### AIM
Print exactly the lines from the first one down to the line that contains "temps = list(range(25, 71))", both included, and skip the pictures.

### COLLECTED MATERIAL
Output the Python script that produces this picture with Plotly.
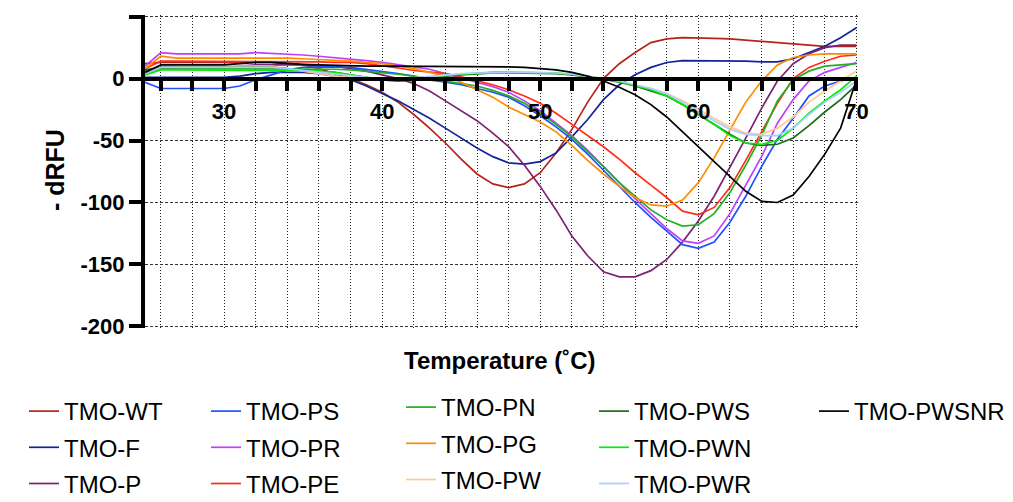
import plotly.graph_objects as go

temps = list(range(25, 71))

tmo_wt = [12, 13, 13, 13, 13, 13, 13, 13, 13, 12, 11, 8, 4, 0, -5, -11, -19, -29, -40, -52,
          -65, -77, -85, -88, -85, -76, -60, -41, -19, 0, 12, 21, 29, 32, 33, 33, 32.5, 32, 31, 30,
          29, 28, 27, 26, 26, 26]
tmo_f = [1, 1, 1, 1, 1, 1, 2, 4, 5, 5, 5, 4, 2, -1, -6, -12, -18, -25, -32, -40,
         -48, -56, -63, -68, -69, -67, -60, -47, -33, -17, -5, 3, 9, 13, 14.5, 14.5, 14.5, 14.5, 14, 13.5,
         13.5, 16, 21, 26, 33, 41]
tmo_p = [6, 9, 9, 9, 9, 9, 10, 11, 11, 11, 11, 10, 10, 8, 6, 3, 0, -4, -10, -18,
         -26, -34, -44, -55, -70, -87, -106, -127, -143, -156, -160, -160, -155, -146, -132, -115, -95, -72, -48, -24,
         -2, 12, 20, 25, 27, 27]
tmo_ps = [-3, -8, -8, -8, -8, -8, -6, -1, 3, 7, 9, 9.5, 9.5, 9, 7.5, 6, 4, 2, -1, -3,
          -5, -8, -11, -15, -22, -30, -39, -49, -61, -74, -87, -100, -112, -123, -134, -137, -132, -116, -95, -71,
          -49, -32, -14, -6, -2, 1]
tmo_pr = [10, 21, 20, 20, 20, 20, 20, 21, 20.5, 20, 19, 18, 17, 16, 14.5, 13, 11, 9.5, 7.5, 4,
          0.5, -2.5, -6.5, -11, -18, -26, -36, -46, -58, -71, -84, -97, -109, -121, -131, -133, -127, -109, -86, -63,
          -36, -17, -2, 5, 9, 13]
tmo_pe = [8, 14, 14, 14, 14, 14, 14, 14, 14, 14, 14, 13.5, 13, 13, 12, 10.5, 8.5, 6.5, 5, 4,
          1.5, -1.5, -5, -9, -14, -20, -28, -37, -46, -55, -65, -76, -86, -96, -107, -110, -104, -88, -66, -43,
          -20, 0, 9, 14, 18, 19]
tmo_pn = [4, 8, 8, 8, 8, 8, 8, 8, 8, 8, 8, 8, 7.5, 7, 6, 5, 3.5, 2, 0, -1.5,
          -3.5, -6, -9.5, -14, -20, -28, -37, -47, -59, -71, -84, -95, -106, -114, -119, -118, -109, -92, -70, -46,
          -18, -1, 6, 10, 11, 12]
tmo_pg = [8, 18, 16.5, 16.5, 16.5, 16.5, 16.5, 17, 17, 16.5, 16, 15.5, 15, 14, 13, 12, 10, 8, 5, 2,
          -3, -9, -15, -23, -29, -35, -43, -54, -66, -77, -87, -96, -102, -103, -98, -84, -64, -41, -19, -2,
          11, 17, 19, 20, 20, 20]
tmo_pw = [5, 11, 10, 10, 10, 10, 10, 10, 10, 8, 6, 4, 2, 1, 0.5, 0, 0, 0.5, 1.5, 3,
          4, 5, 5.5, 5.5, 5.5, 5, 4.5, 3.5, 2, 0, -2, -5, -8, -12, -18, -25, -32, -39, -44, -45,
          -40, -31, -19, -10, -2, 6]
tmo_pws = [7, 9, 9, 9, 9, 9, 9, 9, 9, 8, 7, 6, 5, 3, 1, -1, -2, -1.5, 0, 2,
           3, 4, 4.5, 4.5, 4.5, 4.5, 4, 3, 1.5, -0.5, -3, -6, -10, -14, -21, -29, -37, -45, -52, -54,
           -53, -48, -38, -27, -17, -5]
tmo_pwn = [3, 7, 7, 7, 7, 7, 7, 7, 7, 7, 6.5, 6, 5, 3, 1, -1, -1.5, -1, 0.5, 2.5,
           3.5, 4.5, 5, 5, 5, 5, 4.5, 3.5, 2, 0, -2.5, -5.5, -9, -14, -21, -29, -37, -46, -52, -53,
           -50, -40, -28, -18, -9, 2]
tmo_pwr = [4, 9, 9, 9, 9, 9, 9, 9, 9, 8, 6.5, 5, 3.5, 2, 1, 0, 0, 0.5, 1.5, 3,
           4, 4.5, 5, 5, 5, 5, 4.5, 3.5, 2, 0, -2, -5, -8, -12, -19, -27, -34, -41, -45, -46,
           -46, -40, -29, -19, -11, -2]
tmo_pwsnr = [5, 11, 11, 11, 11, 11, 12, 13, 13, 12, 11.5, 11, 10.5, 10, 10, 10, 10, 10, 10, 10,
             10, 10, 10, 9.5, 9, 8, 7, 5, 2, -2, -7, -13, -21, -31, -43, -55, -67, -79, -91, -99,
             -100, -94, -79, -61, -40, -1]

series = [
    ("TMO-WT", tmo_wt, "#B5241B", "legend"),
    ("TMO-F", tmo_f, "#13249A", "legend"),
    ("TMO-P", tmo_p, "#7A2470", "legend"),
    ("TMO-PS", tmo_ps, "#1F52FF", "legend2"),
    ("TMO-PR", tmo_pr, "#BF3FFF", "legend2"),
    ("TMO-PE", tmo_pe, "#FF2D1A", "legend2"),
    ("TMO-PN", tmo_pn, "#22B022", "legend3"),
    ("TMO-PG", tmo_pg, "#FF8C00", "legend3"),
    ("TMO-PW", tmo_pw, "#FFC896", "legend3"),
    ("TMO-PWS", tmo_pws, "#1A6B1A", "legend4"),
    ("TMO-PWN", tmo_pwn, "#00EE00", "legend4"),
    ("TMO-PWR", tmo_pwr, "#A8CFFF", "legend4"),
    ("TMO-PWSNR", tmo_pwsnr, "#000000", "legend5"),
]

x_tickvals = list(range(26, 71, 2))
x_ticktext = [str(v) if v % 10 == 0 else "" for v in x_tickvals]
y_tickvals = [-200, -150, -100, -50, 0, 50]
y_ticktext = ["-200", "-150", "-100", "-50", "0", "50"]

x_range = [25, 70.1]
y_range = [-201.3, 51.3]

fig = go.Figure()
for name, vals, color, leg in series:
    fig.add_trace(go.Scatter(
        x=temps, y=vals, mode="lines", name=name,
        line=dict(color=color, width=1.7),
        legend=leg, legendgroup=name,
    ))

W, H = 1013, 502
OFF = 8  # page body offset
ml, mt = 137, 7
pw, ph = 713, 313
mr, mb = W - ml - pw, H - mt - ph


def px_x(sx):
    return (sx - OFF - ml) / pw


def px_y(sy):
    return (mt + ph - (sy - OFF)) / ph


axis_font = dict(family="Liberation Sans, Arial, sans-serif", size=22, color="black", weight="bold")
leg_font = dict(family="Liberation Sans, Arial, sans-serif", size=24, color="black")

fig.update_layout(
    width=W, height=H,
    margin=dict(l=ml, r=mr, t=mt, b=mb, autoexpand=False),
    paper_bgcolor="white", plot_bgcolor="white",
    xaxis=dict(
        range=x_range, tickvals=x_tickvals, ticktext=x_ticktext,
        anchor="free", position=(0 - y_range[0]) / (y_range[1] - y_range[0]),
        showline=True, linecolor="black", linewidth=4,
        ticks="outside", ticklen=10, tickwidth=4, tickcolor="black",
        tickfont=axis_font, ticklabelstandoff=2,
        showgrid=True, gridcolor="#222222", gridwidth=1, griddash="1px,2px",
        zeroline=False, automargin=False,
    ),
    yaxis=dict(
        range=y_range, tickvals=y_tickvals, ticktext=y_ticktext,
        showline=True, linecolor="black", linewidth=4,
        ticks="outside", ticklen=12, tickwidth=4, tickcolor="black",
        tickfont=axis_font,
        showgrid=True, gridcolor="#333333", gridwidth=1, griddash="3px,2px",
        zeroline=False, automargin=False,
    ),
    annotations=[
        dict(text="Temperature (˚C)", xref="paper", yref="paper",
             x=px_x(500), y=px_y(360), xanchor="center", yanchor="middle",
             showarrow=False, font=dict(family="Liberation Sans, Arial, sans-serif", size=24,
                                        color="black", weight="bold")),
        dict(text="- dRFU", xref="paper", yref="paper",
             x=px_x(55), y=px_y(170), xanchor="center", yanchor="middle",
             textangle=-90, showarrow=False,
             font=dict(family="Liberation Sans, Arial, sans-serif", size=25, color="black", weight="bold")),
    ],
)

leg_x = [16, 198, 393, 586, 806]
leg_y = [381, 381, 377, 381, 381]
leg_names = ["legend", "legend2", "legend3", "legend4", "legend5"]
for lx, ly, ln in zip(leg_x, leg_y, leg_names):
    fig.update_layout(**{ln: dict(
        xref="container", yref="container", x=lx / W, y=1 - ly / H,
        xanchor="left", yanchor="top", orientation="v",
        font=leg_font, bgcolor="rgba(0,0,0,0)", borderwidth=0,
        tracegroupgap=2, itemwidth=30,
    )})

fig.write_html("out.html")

### ANSWER FOR THIS EXERCISE
Output the Python script that produces this picture with Plotly.
import plotly.graph_objects as go

temps = list(range(25, 71))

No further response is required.